*** Provided data ***
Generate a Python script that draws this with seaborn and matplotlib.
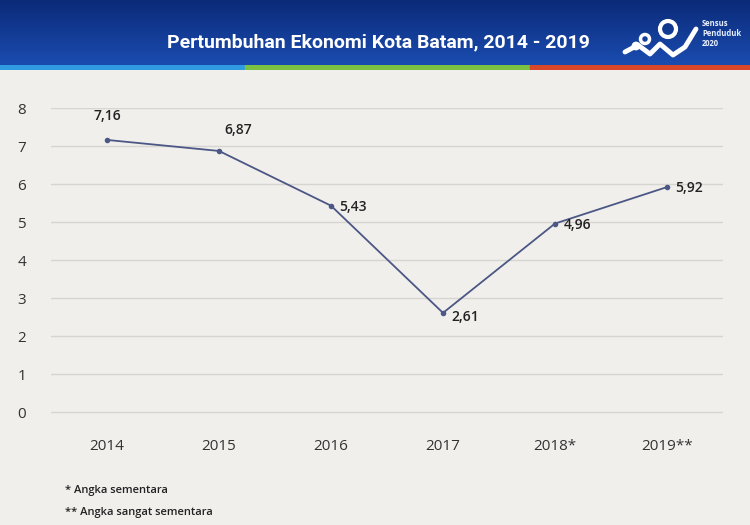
import matplotlib
matplotlib.use("Agg")
import matplotlib.pyplot as plt
import numpy as np
import pandas as pd
import seaborn as sns
from matplotlib.patches import Rectangle, Circle
from matplotlib.colors import LinearSegmentedColormap

years = ["2014", "2015", "2016", "2017", "2018*", "2019**"]
growth = [7.16, 6.87, 5.43, 2.61, 4.96, 5.92]
labels = ["7,16", "6,87", "5,43", "2,61", "4,96", "5,92"]
y_ticks = [0, 1, 2, 3, 4, 5, 6, 7, 8]
title = "Pertumbuhan Ekonomi Kota Batam, 2014 - 2019"
notes = ["* Angka sementara", "** Angka sangat sementara"]
logo_lines = ["Sensus", "Penduduk", "2020"]

sns.set_theme(style="white")
plt.rcParams["font.family"] = ["Open Sans", "DejaVu Sans"]

bg = "#f1efec"
fig = plt.figure(figsize=(7.5, 5.25), dpi=100, facecolor=bg)

# header band with gradient
hax = fig.add_axes([0, 1 - 65 / 525, 1, 65 / 525])
grad = np.linspace(0, 1, 100).reshape(-1, 1)
cmap = LinearSegmentedColormap.from_list("hdr", ["#0b2a78", "#1a4cb0"])
hax.imshow(grad, aspect="auto", cmap=cmap, extent=[0, 750, 0, 65], origin="upper")
hax.set_xlim(0, 750)
hax.set_ylim(0, 65)
hax.axis("off")
hax.text(378, 23, title, color="white", fontsize=14, fontweight="bold",
         family=["Roboto", "DejaVu Sans"], ha="center", va="center")
# logo approximation
hax.add_patch(Circle((668, 36), 8, fill=False, ec="white", lw=3))
hax.add_patch(Circle((645, 26), 4.5, fill=False, ec="white", lw=2.5))
hax.add_patch(Circle((636, 19), 3, fill=False, ec="white", lw=2))
hax.plot([625, 638, 650, 660, 673, 685, 696], [13, 20, 11, 21, 10, 18, 36],
         color="white", lw=3.5, solid_capstyle="round")
for k, t in enumerate(logo_lines):
    hax.text(702, 42 - k * 10, t, color="#e8f0ff", fontsize=5.5,
             fontweight="bold", va="center")

# colored stripe
sax = fig.add_axes([0, 1 - 70 / 525, 1, 5 / 525])
sax.set_xlim(0, 750)
sax.set_ylim(0, 1)
sax.axis("off")
sax.add_patch(Rectangle((0, 0), 245, 1, color="#2f9be0"))
sax.add_patch(Rectangle((245, 0), 285, 1, color="#7cc242"))
sax.add_patch(Rectangle((530, 0), 220, 1, color="#d9472b"))

# main chart
ax = fig.add_axes([51 / 750, 1 - 414 / 525, (723 - 51) / 750, (414 - 108) / 525])
ax.set_facecolor(bg)
df = pd.DataFrame({"year": years, "growth": growth})
sns.lineplot(data=df, x="year", y="growth", ax=ax, color="#4b5784", lw=1.3,
             marker="o", markersize=4, markeredgewidth=0, sort=False)
ax.set_xlim(-0.5, 5.5)
ax.set_ylim(-0.05, 8)
ax.set_yticks(y_ticks)
ax.yaxis.grid(True, color="#d6d5d2", lw=1)
ax.xaxis.grid(False)
for s in ax.spines.values():
    s.set_visible(False)
ax.set_xlabel("")
ax.set_ylabel("")
ax.tick_params(axis="y", labelsize=11, labelcolor="#333333", pad=18, length=0)
ax.tick_params(axis="x", labelsize=11, labelcolor="#333333", pad=18, length=0)

offsets = [(0, 12, "center", "bottom"), (14, 10, "center", "bottom"),
           (6, -1, "left", "center"), (6, -3, "left", "center"),
           (6, -1, "left", "center"), (6, -1, "left", "center")]
for i, (v, lab) in enumerate(zip(growth, labels)):
    dx, dy, ha, va = offsets[i]
    ax.annotate(lab, (i, v), xytext=(dx, dy), textcoords="offset points",
                ha=ha, va=va, fontsize=10, fontweight="semibold", color="#222222")

fig.text(65 / 750, 1 - 490 / 525, notes[0], fontsize=8, color="#222222",
         va="center", fontweight="semibold")
fig.text(65 / 750, 1 - 512 / 525, notes[1], fontsize=8, color="#222222",
         va="center", fontweight="semibold")

fig.savefig("out.png", dpi=100, facecolor=bg)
***
§ **Do this**
From the first line of the listing above, repeat every line through the one holding "fig = plt.figure(figsize=(7.5, 5.25), dpi=100, facecolor=bg)". Both ends count, and pictures stay out.

§ **Task output**
Generate a Python script that draws this with seaborn and matplotlib.
import matplotlib
matplotlib.use("Agg")
import matplotlib.pyplot as plt
import numpy as np
import pandas as pd
import seaborn as sns
from matplotlib.patches import Rectangle, Circle
from matplotlib.colors import LinearSegmentedColormap

years = ["2014", "2015", "2016", "2017", "2018*", "2019**"]
growth = [7.16, 6.87, 5.43, 2.61, 4.96, 5.92]
labels = ["7,16", "6,87", "5,43", "2,61", "4,96", "5,92"]
y_ticks = [0, 1, 2, 3, 4, 5, 6, 7, 8]
title = "Pertumbuhan Ekonomi Kota Batam, 2014 - 2019"
notes = ["* Angka sementara", "** Angka sangat sementara"]
logo_lines = ["Sensus", "Penduduk", "2020"]

sns.set_theme(style="white")
plt.rcParams["font.family"] = ["Open Sans", "DejaVu Sans"]

bg = "#f1efec"
fig = plt.figure(figsize=(7.5, 5.25), dpi=100, facecolor=bg)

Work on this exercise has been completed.